Ian se tensó al escuchar aquello y giró con demasiada fuerza el cuello hacia Elizabeth, llevándose las manos a la entrepierna tapada por la toalla.

—¡Ni de coña!

Allyson se echó a reír y Elizabeth, después de unos segundos, no pudo hacer otra cosa que acompañarla.

—No te va a pasar nada, Ian —le aseguró Allyson, guiñándole un ojo con toda la confianza del mundo—. Elizabeth tiene demasiado aprecio a su libertad como para exponerte de esa manera.

Ian alzó una ceja, suspicaz.

—No sé cómo tomarme eso.

Elizabeth puso los ojos en blanco.

—Necesito comprarle ropa, Allyson —continuó diciendo Elizabeth para regresar al quid de la cuestión—. ¿Cómo puedo vestirlo si ni siquiera puedo sacarlo de aquí?
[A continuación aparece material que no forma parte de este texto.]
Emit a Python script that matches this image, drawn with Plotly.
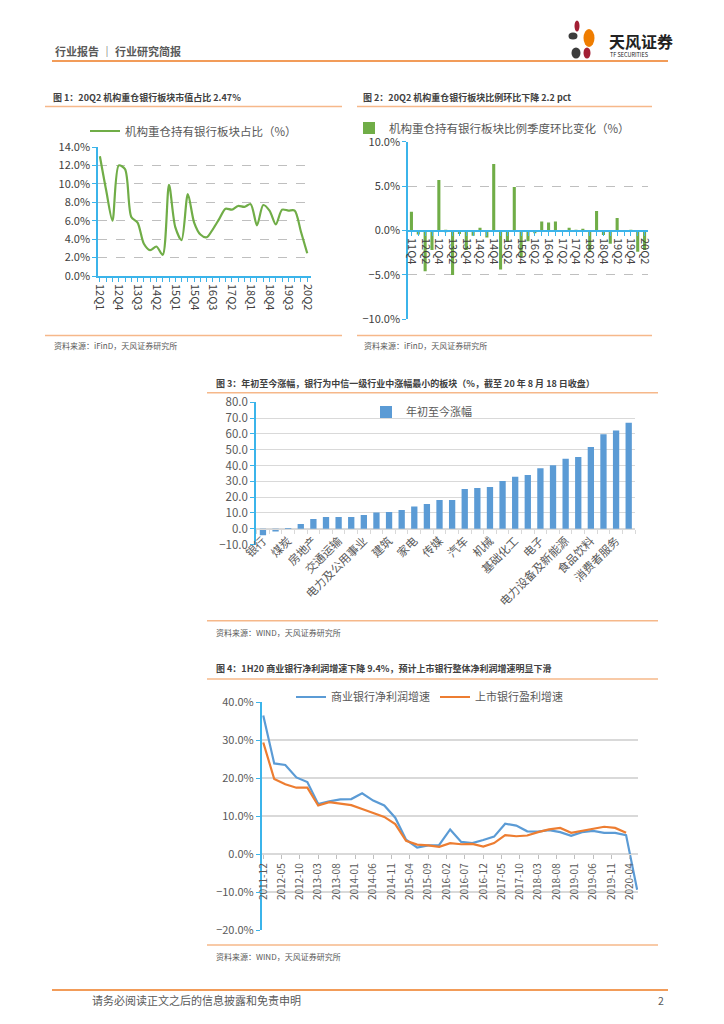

Allyson se llevó una mano a la barbilla. Se dio golpecitos durante un par de segundos hasta que una buena idea cruzó su mente.

—¿Y si llamas a la personal shopper de tu madre? ¿No es ella la que elige la ropa de tu padre?

—No quiero que ella le chive a mis padres que…

—No lo hará —replicó Allyson con una sonrisa perversa—. Por una vez, podrás gastar todo el dinero que quieras en mantener callada a esa mujer.

Ian, que apenas comprendía nada, miraba a Elizabeth y a Allyson como si estuviera en un partido de tenis. Al cabo de unos minutos, solo tuvo una cosa clara: se acabó el ir andando como el libro lo trajo al mundo por la casa de Elizabeth. ¿Significaba aquello que ella lo aceptaba en su vida? Bueno, aunque no lo hiciera tal y como él esperaba, se alegró de no tener que desaparecer tan pronto.